Review : Andy Burrows @ Deaf Institute, 14 February 2019

The last time I saw Andy Burrows was at a gig at The Ruby Lounge in Manchester.  The last time I was at a gig at The Deaf Institute in Manchester was to see Butch Walker play.  At both those shows, my company was the person from whom this blog provided me some catharsis after she decided that she didn’t want to speak to me again.  Taking an artist and a venue and putting them together meant that I was expecting memories.

One of the reasons that friend provided to me for why she decided I was a problem was that I once did her washing up for her.  As well it being an “invasion”, upon further investigation she couldn’t work out what I wanted in return, what I was getting from it.

I wondered at those two shows I mentioned from a few years ago what both the acts were getting from it.  Andy Burrows is someone that most people don’t know directly, but probably know of.  His career started as Razorlight‘s drummer and with writing credits on some of their biggest songs.  He left Razorlight in 2009 and joined We Are Scientists.  Andy’s solo career started in 2008.

Not only that, he’s been a drummer on the soundtrack for Arthur and Johnny English Reborn.  One of his songs appeared on the soundtrack of the film Friends With Benefits (a film I watched a few times with my ex-friend) and he co-wrote the soundtrack for The Snowman and the Snowdog which was BAFTA nominated.

Perhaps it’s my naivety, but I can’t see why he’d bother with a tour of venue supported by a few hundred fans at £14 per head.  With a four person band plus a support act between which to distribute takings, it would be easy to say that it’s not worth the effort.  And yet this tour was a thing, and the show at The Deaf Institute on Thursday night it was a fantastic thing.
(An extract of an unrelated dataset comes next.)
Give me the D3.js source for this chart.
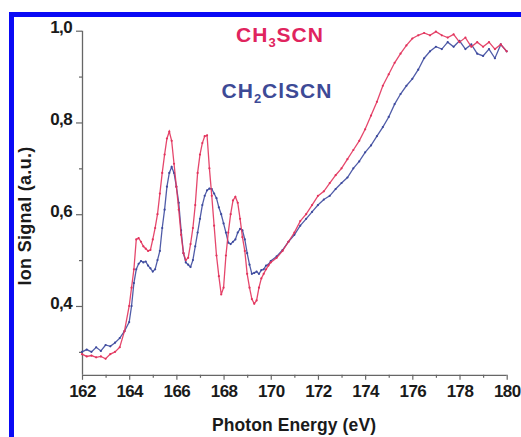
<!DOCTYPE html>
<html><head><meta charset="utf-8">
<script src="https://cdn.jsdelivr.net/npm/d3@7"></script>
<style>
html,body{margin:0;padding:0;background:#fff;}
svg{display:block;font-family:"Liberation Sans",Arial,sans-serif;}
</style></head>
<body><svg id="c" width="521" height="437"></svg>
<script>
// ---- data ----
const seriesNames = ["CH3SCN", "CH2ClSCN"];
const ch3scnX = [162.0,162.2,162.4,162.6,162.8,163.0,163.2,163.4,163.6,163.8,164.0,164.1,164.2,164.3,164.4,164.5,164.6,164.7,164.8,164.9,165.0,165.1,165.2,165.3,165.4,165.5,165.6,165.7,165.8,165.9,166.0,166.1,166.2,166.3,166.4,166.5,166.6,166.7,166.8,166.9,167.0,167.1,167.2,167.3,167.4,167.5,167.6,167.7,167.8,167.9,168.0,168.1,168.2,168.3,168.4,168.5,168.6,168.7,168.8,168.9,169.0,169.1,169.2,169.3,169.4,169.5,169.6,169.7,169.8,169.9,170.0,170.25,170.5,170.75,171.0,171.25,171.5,171.75,172.0,172.25,172.5,172.75,173.0,173.25,173.5,173.75,174.0,174.25,174.5,174.75,175.0,175.25,175.5,175.75,176.0,176.25,176.5,176.75,177.0,177.25,177.5,177.75,178.0,178.25,178.5,178.75,179.0,179.25,179.5,179.75,180.0];
const ch3scnY = [0.295,0.290,0.292,0.288,0.290,0.285,0.295,0.300,0.310,0.345,0.400,0.440,0.480,0.545,0.548,0.540,0.530,0.525,0.520,0.522,0.545,0.570,0.600,0.645,0.690,0.730,0.765,0.780,0.760,0.710,0.660,0.610,0.555,0.515,0.500,0.505,0.535,0.570,0.620,0.690,0.730,0.755,0.770,0.772,0.700,0.640,0.575,0.510,0.465,0.425,0.440,0.510,0.560,0.600,0.630,0.638,0.625,0.590,0.550,0.520,0.470,0.440,0.415,0.405,0.412,0.440,0.460,0.470,0.480,0.488,0.495,0.505,0.520,0.540,0.560,0.585,0.600,0.620,0.640,0.650,0.668,0.685,0.700,0.720,0.740,0.760,0.785,0.815,0.845,0.880,0.905,0.930,0.950,0.968,0.983,0.990,0.995,0.990,0.998,0.990,0.985,0.992,0.975,0.985,0.965,0.975,0.965,0.975,0.960,0.970,0.955];
const ch2clscnX = ch3scnX.slice();
const ch2clscnY = [0.300,0.305,0.300,0.310,0.302,0.315,0.312,0.320,0.330,0.345,0.365,0.400,0.450,0.480,0.492,0.498,0.495,0.497,0.488,0.482,0.475,0.480,0.500,0.520,0.570,0.610,0.660,0.690,0.703,0.690,0.660,0.625,0.565,0.515,0.495,0.490,0.485,0.500,0.530,0.560,0.590,0.620,0.640,0.652,0.656,0.655,0.645,0.635,0.615,0.600,0.580,0.560,0.538,0.535,0.540,0.545,0.560,0.568,0.565,0.545,0.515,0.490,0.470,0.472,0.475,0.470,0.478,0.480,0.488,0.490,0.498,0.508,0.522,0.540,0.555,0.575,0.590,0.605,0.620,0.632,0.640,0.655,0.668,0.680,0.700,0.715,0.735,0.750,0.770,0.790,0.812,0.840,0.862,0.880,0.895,0.915,0.940,0.955,0.965,0.960,0.975,0.965,0.978,0.960,0.970,0.950,0.945,0.960,0.940,0.970,0.955];
const xTicks = [162,164,166,168,170,172,174,176,178,180];
const xMinorTicks = [163,165,167,169,171,173,175,177,179];
const yTicks = [0.4,0.6,0.8,1.0];
const yMinorTicks = [0.3,0.5,0.7,0.9];

// ---- layout ----
const svg = d3.select("#c");
const x = d3.scaleLinear().domain([162,180]).range([82,506.7]);
const y = d3.scaleLinear().domain([0.25,1.0]).range([374.8,30.7]);
const red = "#e2335c", blue = "#3d4a9e";

// blue frame (top & left)
svg.append("rect").attr("x",9).attr("y",12).attr("width",512).attr("height",5).attr("fill","#0a0af5");
svg.append("rect").attr("x",9).attr("y",12).attr("width",5).attr("height",425).attr("fill","#0a0af5");

const fmt = d => d3.format(".1f")(d).replace(".",",");
const axisColor = "#666";

// y axis
const gy = svg.append("g").attr("transform","translate(82,0)");
gy.call(d3.axisLeft(y).tickValues(yTicks).tickSize(6).tickPadding(4).tickFormat(fmt));
const gym = svg.append("g").attr("transform","translate(82,0)");
gym.call(d3.axisLeft(y).tickValues(yMinorTicks).tickSize(3).tickFormat(""));
gym.select(".domain").remove();
// x axis
const gx = svg.append("g").attr("transform","translate(0,374.8)");
gx.call(d3.axisBottom(x).tickValues(xTicks).tickSize(5).tickPadding(5).tickFormat(d3.format("d")));
const gxm = svg.append("g").attr("transform","translate(0,374.8)");
gxm.call(d3.axisBottom(x).tickValues(xMinorTicks).tickSize(3).tickFormat(""));
gxm.select(".domain").remove();

svg.selectAll(".domain").attr("stroke",axisColor).attr("stroke-width",1.3);
gy.select(".domain").attr("d","M0.5,"+y(1.0)+"V"+y(0.25));
gx.select(".domain").attr("d","M"+x(162)+",0.5H"+x(180));
svg.selectAll(".tick line").attr("stroke",axisColor).attr("stroke-width",1.2);
svg.selectAll(".tick text").attr("fill","#1a1a1a").attr("font-size","17px").attr("font-weight","bold").attr("letter-spacing","-0.6px")
   .attr("font-family","'Liberation Sans',Arial,sans-serif");
gy.selectAll(".tick text").attr("dy","0.12em");

// axis titles
svg.append("text").attr("x",294).attr("y",431).attr("text-anchor","middle")
  .attr("font-size","17.5px").attr("font-weight","bold").attr("fill","#1a1a1a").attr("letter-spacing","0.1px")
  .text("Photon Energy (eV)");
svg.append("text").attr("transform","translate(31,216) rotate(-90)").attr("text-anchor","middle")
  .attr("font-size","18px").attr("font-weight","bold").attr("fill","#1a1a1a").attr("letter-spacing","0.3px")
  .text("Ion Signal (a.u.)");

// series
const data1 = ch3scnX.map((v,i)=>({x:v,y:ch3scnY[i]}));
const data2 = ch2clscnX.map((v,i)=>({x:v,y:ch2clscnY[i]}));
const line = d3.line().x(d=>x(d.x)).y(d=>y(d.y));
[[data2,blue],[data1,red]].forEach(([d,c])=>{
  svg.append("path").datum(d).attr("d",line).attr("fill","none").attr("stroke",c).attr("stroke-width",1.3).attr("opacity",0.9);
  svg.append("g").selectAll("circle").data(d).join("circle")
    .attr("cx",p=>x(p.x)).attr("cy",p=>y(p.y)).attr("r",1.1).attr("fill",c);
});

// legend labels
function chem(xp, yp, parts, color){
  const t = svg.append("text").attr("x",xp).attr("y",yp).attr("text-anchor","middle")
    .attr("font-size","21px").attr("font-weight","bold").attr("fill",color).attr("letter-spacing","1px");
  parts.forEach(p=>{
    if(p.sub){ t.append("tspan").attr("dy","5").attr("font-size","13px").text(p.t); }
    else { t.append("tspan").attr("dy", p.after? "-5":"0").text(p.t); }
  });
}
chem(280, 41.5, [{t:"CH"},{t:seriesNames[0].slice(2,3),sub:true},{t:"SCN",after:true}], "#e0245e");
chem(277, 98, [{t:"CH"},{t:"2",sub:true},{t:"ClSCN",after:true}], "#3d4a96");
</script></body></html>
I was at another show on Friday night, and someone asked me to review my previous night.  It was hard to explain in the terms he would understand in the time I was given, I did it a disservice by saying that it was “just good”.  At one point of the night, Andy apologised for not thanking the audience for their applause – “I’m a drummer,” he said, before explaining that the first thought of a drummer at the end of a song is usually to sit back and say, “f*ck you” at the expended effort!

As he finished the anecdote, he placed down his acoustic guitar which he had been playing while singing  The Story Of Me And You so that he could take up his position at keyboard to cover Elton John’s Daniel as an intro to Light The Night from The Snowman and the Snowdog.  Not a drummer, but a brilliant musician and a stunning songwriter.
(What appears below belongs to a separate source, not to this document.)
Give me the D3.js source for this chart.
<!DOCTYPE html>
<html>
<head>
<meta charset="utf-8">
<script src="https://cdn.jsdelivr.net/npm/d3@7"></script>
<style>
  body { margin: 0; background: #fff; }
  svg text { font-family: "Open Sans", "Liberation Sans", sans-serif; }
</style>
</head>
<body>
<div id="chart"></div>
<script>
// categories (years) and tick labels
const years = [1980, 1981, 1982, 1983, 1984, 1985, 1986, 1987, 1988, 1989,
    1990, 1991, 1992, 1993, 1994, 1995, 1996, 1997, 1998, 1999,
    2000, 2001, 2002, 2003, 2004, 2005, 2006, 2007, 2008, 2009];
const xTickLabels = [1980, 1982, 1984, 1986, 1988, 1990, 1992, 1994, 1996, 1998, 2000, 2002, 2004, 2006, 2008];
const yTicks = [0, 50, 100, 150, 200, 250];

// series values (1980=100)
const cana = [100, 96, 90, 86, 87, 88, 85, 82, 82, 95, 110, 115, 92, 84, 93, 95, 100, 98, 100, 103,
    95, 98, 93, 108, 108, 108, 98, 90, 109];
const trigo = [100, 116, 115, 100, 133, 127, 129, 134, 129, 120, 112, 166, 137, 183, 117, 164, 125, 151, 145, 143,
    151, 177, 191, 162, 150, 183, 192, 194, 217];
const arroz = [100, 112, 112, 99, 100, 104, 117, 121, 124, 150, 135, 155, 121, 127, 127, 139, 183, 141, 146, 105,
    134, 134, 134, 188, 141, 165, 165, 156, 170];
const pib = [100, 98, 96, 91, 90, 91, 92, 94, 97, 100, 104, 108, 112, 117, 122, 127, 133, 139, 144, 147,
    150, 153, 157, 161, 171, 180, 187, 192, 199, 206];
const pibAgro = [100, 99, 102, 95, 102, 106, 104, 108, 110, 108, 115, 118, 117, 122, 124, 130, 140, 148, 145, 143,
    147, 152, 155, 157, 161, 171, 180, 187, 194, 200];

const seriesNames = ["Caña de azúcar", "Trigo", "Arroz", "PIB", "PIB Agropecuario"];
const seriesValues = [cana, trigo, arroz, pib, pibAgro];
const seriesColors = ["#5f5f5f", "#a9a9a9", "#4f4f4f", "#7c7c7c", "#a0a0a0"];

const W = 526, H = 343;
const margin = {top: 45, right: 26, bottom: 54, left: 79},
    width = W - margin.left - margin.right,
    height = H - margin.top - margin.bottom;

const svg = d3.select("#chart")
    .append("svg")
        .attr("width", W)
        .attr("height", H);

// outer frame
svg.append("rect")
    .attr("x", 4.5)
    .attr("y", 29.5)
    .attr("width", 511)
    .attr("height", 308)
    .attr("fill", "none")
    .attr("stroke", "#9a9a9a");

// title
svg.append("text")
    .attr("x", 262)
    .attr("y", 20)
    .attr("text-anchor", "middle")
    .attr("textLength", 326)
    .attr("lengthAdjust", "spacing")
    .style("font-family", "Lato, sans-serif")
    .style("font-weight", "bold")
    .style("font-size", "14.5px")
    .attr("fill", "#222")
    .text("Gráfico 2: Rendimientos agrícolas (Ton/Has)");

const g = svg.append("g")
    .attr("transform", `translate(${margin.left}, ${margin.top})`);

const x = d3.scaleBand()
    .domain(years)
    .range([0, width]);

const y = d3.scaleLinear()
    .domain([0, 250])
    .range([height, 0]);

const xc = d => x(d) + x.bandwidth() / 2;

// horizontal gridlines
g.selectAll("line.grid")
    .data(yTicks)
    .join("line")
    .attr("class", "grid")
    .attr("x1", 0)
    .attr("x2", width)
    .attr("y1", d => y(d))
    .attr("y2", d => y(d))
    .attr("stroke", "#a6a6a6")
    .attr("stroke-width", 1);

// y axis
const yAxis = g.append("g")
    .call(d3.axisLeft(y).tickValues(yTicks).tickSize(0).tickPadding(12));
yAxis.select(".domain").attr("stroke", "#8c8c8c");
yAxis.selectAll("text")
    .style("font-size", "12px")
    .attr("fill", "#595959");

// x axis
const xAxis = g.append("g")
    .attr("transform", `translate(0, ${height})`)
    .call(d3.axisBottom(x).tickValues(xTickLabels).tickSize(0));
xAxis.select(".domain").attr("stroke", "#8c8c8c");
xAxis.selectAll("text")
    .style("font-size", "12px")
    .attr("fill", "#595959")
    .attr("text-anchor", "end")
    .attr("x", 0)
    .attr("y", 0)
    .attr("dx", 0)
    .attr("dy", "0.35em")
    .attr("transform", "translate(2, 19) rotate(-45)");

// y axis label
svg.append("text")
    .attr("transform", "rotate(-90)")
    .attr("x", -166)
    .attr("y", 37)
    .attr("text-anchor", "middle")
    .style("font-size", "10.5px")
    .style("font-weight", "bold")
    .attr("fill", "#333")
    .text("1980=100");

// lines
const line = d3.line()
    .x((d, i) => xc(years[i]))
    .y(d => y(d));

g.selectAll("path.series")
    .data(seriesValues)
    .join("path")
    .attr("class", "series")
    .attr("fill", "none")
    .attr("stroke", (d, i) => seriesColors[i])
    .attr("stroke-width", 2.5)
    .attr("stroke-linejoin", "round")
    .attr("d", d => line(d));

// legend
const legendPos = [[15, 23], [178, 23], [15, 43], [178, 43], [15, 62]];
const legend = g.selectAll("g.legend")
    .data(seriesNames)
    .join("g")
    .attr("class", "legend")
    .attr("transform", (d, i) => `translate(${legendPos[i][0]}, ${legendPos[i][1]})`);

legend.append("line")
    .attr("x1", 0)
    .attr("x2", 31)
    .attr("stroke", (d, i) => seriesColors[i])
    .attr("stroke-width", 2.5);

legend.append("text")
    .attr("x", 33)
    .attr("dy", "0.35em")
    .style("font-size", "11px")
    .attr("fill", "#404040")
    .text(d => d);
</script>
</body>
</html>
The ease at which it all seems to come on stage also told as Jamie Lawson, invited to play a song he had co-written with Burrows, forgot his lyrics.  Andy quickly swept it under the carpet with a quick piano riff, a prompted round of applause from the audience and off they went again.

I’ve got 500 words plus in to a review of a concert and not even really mentioned the music yet.  The truth is that it is “just good”.  An old English teacher of mine hated that description, she saw it as a cop out.  I use it to describe something that does everything it should.  Music should touch a nerve.  It should have feeling and take you to the depths of emotion before lifting you back up with euphoric choruses.  It should be executed by tight and talented bands with a stage presence and personality.  That makes it “just good” music.
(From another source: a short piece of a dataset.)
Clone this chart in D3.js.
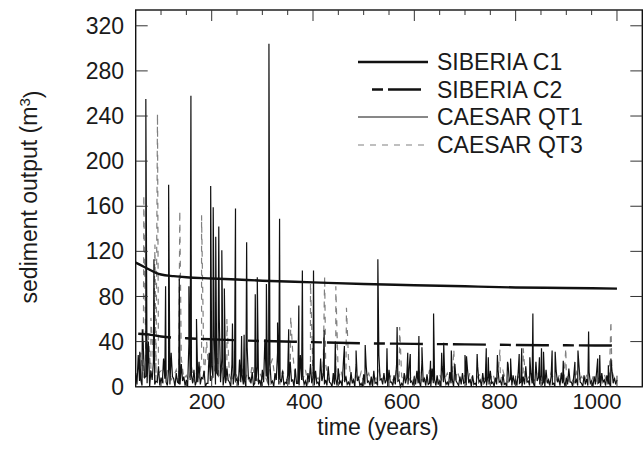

Highlights for me were How To Stop Time (maybe for personal reasons) and, as much as I hate to say it from this sort of show, America brought to fame by Razorlight.

But still, why bother? I sit there and think that, given the right promotion, Andy Burrows should be playing bigger venues (although not better, because The Deaf Institute is a magnificent music hall) to bigger crowds.  Him and his band are good enough, and no doubt better than a lot of others attracting greater crowds at far greater prices.

The answer, for me, lies in the fact that he doesn’t need to.  I don’t necessarily believe in artists selling out, despite understanding that commercial success can provide so much.  But when I see a show like this, I see someone who seems to thoroughly enjoy what he does and he doesn’t need to be big and brash to get something out of it.

Sometimes that’s all you need – doing something for the want of doing it because you enjoy what it brings, even if the reward isn’t quite what one would think it should be.